— Start of SUPPLIED INFORMATION —

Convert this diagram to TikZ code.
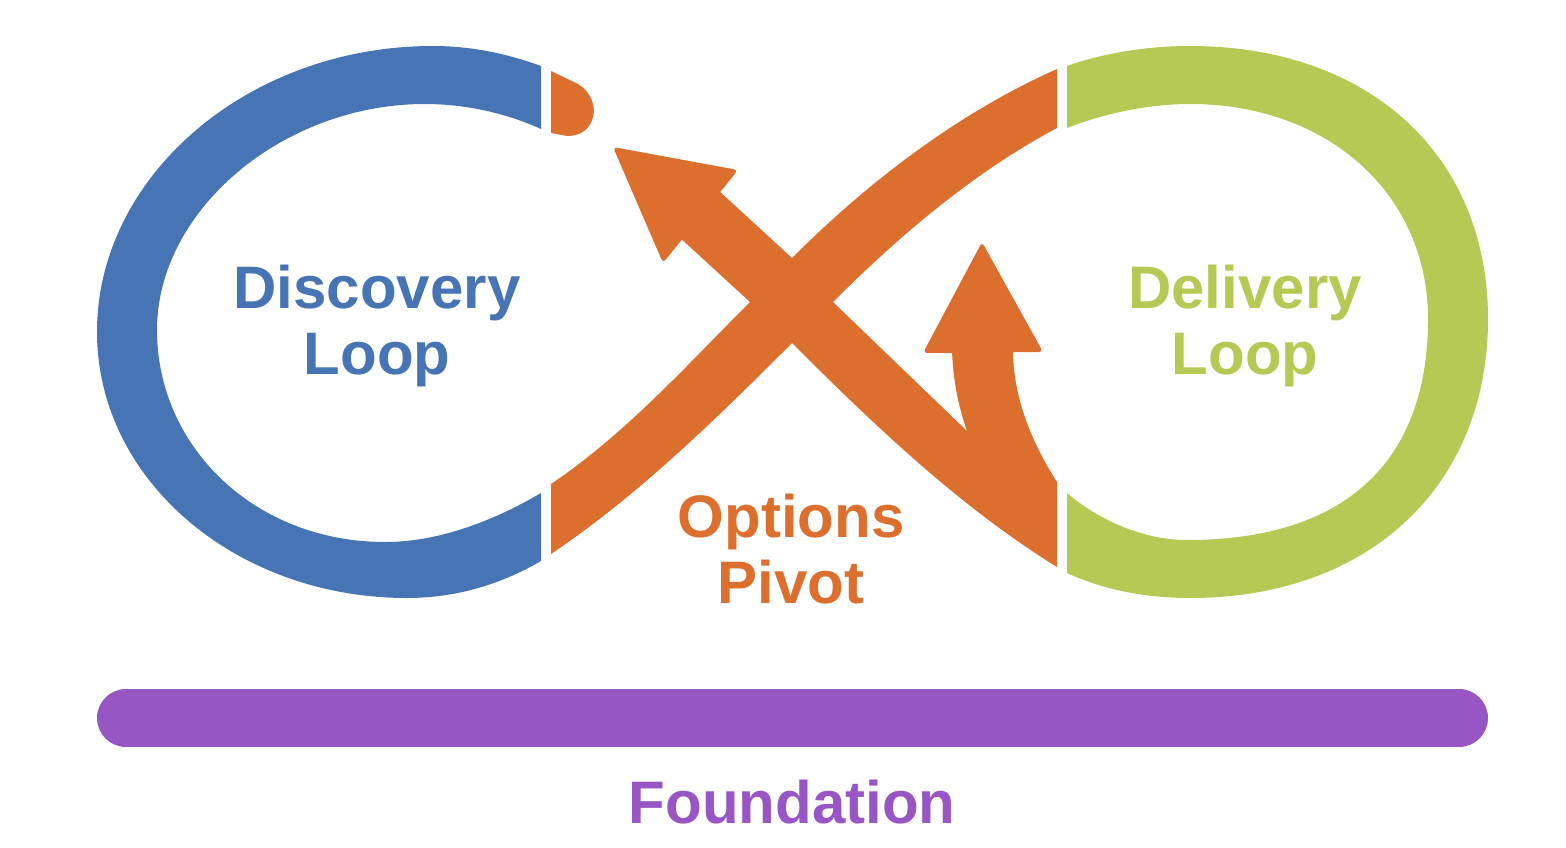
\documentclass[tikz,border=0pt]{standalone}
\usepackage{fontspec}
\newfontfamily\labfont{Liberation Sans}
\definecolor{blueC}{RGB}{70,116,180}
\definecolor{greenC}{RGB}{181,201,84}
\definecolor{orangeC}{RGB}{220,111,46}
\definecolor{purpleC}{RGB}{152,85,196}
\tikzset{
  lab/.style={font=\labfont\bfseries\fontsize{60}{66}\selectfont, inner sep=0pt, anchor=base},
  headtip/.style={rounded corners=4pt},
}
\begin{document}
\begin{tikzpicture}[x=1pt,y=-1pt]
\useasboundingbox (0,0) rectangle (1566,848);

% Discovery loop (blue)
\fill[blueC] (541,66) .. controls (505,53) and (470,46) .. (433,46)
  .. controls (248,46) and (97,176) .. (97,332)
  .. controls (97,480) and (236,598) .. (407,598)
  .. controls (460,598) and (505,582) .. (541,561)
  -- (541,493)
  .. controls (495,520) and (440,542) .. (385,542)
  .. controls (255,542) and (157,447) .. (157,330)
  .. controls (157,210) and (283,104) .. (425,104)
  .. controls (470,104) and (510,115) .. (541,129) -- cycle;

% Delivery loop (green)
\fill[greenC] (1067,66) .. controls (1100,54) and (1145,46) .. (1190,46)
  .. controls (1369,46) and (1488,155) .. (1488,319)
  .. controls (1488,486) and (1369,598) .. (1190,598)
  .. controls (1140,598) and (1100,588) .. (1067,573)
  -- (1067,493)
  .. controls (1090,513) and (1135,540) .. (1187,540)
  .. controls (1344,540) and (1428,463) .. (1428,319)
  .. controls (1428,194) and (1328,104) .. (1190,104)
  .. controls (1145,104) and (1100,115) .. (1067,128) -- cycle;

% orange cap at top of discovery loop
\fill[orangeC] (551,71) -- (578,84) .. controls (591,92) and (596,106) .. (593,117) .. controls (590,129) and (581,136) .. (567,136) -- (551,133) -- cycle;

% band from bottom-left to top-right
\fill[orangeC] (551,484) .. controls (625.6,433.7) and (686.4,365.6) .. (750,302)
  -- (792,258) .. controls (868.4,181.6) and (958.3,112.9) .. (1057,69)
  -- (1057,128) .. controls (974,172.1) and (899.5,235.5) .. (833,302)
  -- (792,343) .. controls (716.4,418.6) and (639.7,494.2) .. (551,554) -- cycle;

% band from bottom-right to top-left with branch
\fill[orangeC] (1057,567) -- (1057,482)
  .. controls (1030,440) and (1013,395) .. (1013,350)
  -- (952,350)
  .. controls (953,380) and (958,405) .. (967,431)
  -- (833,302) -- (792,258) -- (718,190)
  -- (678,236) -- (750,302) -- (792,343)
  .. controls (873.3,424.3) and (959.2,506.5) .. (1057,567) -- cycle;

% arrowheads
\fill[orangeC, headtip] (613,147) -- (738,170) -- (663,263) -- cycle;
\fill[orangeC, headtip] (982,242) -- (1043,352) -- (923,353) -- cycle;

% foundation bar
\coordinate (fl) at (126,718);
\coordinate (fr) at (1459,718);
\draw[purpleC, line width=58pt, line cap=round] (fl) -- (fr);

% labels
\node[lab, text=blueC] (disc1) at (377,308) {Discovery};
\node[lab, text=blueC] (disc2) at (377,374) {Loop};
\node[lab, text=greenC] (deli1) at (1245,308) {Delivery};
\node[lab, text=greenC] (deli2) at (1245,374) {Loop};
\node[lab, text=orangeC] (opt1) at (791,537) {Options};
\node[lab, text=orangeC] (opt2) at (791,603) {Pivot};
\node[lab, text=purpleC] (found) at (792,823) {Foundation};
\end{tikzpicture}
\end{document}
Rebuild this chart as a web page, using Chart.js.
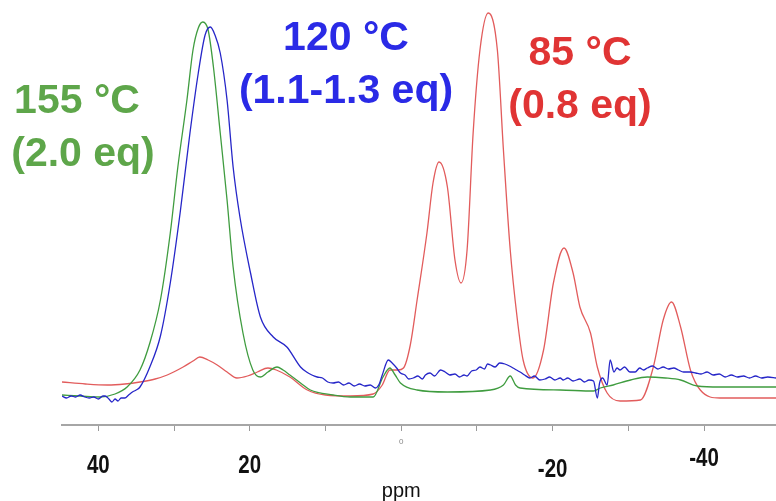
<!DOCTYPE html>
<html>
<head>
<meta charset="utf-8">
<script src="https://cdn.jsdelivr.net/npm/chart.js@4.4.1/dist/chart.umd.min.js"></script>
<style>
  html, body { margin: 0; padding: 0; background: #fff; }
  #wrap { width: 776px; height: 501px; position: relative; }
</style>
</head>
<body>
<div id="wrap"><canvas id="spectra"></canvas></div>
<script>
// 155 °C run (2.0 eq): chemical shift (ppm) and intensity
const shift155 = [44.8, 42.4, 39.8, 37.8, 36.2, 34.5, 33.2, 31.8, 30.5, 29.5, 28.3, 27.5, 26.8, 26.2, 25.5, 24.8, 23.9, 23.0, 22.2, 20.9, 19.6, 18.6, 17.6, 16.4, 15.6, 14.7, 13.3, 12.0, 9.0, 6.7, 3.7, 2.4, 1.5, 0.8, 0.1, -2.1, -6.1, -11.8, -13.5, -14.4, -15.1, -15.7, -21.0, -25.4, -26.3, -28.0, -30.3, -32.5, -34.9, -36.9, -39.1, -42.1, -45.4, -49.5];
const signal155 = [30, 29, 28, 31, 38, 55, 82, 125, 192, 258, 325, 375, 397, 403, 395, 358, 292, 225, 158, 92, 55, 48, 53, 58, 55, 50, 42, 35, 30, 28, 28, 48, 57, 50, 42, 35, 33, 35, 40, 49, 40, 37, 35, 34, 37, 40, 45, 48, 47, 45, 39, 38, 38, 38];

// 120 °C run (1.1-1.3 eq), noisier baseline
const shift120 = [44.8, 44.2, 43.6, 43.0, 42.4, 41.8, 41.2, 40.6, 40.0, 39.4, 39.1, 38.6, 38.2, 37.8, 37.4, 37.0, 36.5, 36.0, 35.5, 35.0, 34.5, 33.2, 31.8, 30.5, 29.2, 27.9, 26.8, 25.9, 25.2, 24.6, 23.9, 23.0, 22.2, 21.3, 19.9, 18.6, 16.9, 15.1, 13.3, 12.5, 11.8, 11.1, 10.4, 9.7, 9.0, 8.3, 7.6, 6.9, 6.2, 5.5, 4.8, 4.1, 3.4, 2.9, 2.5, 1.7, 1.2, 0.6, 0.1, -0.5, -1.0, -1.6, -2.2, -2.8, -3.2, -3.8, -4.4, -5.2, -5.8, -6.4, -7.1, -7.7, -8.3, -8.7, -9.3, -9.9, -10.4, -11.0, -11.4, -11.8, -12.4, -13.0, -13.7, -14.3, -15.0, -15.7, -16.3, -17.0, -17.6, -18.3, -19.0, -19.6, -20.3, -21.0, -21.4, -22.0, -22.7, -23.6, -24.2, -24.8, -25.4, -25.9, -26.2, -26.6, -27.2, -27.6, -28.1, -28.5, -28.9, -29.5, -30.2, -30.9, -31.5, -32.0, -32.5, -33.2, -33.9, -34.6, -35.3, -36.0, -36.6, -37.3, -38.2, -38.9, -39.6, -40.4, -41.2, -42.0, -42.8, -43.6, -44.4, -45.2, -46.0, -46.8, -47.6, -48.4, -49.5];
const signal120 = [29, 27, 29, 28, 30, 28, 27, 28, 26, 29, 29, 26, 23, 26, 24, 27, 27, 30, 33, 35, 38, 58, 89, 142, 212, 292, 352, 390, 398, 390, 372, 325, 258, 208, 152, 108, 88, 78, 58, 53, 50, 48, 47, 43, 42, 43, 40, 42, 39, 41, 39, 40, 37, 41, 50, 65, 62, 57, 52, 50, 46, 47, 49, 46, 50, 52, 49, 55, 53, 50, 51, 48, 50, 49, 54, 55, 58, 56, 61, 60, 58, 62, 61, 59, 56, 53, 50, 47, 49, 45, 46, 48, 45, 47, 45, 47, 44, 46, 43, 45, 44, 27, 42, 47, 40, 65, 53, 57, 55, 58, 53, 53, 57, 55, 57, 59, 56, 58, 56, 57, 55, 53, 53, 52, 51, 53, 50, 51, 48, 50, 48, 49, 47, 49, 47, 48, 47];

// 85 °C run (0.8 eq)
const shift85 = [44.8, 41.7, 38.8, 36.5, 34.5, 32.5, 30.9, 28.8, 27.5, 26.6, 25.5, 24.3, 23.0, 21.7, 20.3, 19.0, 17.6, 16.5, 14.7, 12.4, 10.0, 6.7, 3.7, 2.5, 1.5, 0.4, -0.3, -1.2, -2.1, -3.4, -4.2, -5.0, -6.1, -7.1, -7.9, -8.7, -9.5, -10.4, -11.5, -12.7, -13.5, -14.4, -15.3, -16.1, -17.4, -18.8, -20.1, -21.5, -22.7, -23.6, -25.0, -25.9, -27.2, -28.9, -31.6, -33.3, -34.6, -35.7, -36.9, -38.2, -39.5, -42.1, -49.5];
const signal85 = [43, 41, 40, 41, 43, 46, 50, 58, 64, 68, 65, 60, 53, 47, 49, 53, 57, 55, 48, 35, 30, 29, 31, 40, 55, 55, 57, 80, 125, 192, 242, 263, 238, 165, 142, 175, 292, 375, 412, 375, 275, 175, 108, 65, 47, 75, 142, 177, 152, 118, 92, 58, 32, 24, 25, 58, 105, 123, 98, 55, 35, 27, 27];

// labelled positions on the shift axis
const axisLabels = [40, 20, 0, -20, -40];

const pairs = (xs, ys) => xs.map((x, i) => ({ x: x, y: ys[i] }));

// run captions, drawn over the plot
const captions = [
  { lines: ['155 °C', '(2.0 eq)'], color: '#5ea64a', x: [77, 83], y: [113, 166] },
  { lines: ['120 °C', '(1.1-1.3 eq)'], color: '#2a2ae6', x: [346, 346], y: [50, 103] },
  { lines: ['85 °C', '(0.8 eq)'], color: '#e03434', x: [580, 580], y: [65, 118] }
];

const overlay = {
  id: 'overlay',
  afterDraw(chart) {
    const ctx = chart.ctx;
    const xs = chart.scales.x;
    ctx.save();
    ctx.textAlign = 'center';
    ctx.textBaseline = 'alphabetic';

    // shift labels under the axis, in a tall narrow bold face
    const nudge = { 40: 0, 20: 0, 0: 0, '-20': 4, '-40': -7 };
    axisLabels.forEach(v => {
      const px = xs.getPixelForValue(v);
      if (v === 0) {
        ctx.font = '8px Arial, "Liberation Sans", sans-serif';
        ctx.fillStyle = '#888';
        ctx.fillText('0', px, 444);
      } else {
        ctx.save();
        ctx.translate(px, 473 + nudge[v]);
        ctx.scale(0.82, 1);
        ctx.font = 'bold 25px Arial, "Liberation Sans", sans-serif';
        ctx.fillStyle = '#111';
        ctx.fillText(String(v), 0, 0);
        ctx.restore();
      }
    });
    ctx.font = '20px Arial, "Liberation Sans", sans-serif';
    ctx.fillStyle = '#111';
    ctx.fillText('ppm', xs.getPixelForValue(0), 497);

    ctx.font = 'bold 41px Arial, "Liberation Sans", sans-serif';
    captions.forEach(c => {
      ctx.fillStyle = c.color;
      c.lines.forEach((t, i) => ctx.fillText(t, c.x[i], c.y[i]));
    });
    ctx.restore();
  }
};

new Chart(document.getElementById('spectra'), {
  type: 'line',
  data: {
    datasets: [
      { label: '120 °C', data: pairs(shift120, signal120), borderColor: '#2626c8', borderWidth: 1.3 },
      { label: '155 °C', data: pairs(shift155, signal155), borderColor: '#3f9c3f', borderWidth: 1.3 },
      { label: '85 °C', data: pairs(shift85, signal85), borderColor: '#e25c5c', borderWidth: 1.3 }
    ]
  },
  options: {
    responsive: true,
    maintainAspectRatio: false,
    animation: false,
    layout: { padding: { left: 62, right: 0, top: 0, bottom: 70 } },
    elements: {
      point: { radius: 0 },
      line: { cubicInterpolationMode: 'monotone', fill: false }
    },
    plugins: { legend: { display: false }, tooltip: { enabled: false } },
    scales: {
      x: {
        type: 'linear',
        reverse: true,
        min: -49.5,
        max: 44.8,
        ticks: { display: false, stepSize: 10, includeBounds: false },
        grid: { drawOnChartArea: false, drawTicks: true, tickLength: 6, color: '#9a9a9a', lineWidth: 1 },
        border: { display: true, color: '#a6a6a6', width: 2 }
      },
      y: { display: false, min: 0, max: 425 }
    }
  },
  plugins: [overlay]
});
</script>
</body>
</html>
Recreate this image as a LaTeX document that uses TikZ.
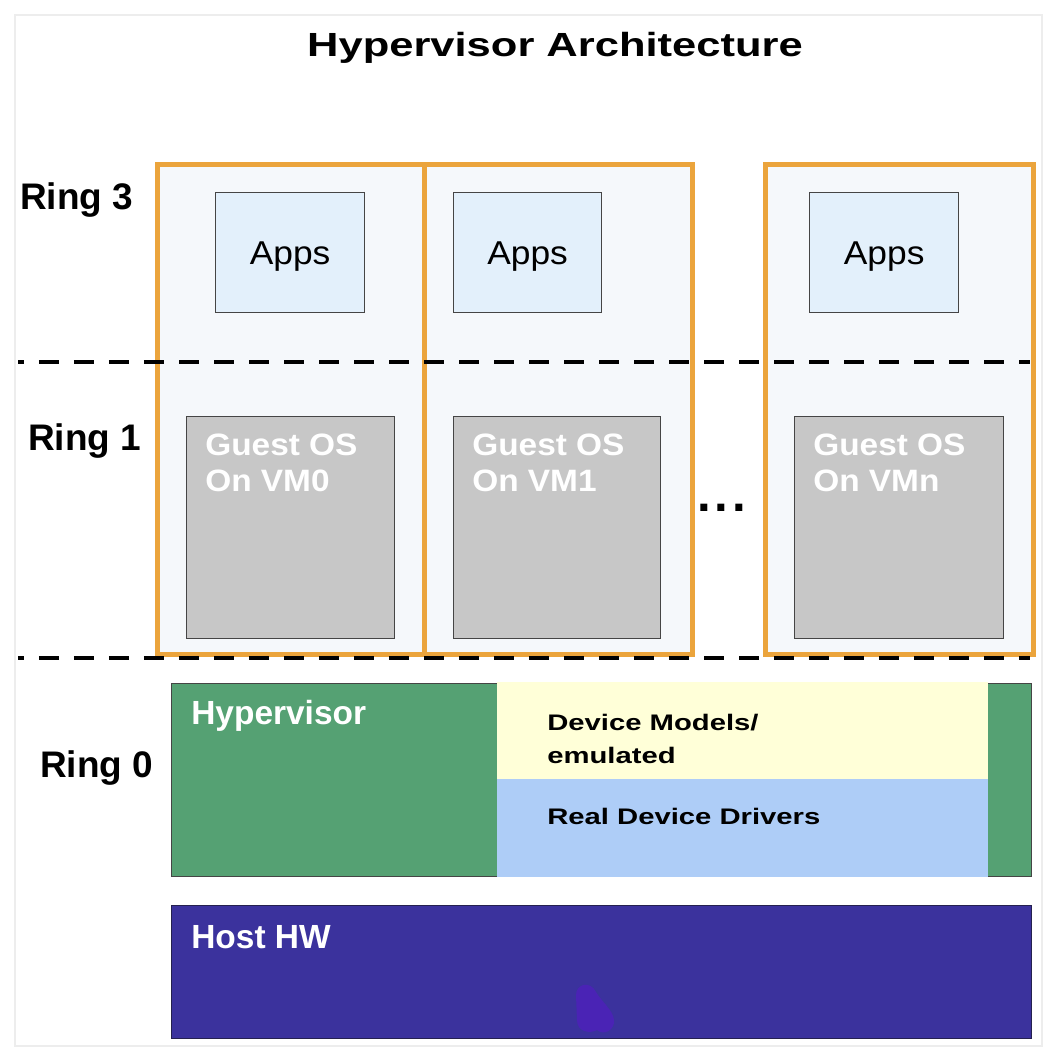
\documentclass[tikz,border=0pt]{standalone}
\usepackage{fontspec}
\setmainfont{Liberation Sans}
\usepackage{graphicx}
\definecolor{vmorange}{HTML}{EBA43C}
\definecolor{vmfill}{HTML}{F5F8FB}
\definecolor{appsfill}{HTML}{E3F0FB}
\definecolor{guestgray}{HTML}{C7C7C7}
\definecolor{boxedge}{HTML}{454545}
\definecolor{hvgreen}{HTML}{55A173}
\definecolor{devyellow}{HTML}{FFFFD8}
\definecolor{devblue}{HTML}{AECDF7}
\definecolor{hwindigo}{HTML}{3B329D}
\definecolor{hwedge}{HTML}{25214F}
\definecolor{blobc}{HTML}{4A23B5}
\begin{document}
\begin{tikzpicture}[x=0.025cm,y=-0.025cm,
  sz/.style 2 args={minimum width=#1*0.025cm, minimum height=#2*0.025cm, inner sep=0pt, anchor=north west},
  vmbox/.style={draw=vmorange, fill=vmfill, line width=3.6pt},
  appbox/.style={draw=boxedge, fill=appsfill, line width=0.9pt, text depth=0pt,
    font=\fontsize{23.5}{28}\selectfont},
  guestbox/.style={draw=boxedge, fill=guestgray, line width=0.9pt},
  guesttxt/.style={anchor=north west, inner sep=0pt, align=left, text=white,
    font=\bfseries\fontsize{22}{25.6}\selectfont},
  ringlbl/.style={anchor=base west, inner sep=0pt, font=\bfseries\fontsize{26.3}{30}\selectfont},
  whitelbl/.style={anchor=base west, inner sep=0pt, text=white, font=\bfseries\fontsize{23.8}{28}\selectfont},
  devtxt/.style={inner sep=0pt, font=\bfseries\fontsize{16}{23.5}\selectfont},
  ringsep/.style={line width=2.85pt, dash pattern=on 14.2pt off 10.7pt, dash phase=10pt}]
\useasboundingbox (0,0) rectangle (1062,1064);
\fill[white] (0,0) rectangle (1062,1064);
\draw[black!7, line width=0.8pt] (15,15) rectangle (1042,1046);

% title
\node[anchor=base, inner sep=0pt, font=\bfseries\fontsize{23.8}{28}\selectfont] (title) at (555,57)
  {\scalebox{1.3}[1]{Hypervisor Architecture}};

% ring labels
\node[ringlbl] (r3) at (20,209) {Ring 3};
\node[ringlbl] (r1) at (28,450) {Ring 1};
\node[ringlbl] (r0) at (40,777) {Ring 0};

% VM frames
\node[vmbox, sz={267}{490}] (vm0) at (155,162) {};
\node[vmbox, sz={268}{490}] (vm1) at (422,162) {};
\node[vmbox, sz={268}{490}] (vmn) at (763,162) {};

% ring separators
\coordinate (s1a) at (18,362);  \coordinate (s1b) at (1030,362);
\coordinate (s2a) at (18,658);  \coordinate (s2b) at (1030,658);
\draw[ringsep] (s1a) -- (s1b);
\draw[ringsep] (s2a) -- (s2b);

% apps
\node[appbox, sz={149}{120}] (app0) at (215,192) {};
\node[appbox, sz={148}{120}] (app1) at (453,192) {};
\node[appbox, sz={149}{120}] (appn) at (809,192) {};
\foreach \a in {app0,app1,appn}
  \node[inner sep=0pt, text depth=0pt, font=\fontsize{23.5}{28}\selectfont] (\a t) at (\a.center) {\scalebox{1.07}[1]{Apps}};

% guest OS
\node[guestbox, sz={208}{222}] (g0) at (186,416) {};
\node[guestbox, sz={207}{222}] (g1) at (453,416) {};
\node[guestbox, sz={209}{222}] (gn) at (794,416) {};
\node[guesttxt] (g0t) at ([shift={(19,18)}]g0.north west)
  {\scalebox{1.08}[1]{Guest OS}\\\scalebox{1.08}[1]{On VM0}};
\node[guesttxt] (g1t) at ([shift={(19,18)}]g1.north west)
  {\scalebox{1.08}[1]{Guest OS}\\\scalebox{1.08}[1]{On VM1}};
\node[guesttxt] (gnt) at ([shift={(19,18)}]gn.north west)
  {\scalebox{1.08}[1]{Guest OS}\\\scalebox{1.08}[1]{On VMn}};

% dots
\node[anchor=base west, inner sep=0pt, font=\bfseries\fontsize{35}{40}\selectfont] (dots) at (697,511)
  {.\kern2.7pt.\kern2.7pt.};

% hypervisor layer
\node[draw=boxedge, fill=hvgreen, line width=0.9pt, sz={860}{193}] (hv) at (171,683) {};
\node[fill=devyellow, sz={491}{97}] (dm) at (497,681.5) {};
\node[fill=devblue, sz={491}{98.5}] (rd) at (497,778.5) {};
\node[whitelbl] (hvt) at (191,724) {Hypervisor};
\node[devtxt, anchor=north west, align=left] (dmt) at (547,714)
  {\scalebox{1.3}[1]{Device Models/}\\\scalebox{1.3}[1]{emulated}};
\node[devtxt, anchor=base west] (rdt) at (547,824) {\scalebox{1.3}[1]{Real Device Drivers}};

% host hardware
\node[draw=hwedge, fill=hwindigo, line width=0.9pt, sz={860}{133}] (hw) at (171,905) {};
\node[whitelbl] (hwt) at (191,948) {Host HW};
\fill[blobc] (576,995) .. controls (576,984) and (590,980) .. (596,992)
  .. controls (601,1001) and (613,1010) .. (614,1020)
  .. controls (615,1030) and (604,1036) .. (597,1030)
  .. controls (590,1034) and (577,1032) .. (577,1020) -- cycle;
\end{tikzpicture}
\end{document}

— End of SUPPLIED INFORMATION —

**AIM:**
Start at the top of the entries and repeat each line exactly, ending at the line that contains "(0,0) rectangle (1566,848);". Pictures are not part of the copy.

**PROBLEM SOLUTION:**
Convert this diagram to TikZ code.
\documentclass[tikz,border=0pt]{standalone}
\usepackage{fontspec}
\newfontfamily\labfont{Liberation Sans}
\definecolor{blueC}{RGB}{70,116,180}
\definecolor{greenC}{RGB}{181,201,84}
\definecolor{orangeC}{RGB}{220,111,46}
\definecolor{purpleC}{RGB}{152,85,196}
\tikzset{
  lab/.style={font=\labfont\bfseries\fontsize{60}{66}\selectfont, inner sep=0pt, anchor=base},
  headtip/.style={rounded corners=4pt},
}
\begin{document}
\begin{tikzpicture}[x=1pt,y=-1pt]
\useasboundingbox (0,0) rectangle (1566,848);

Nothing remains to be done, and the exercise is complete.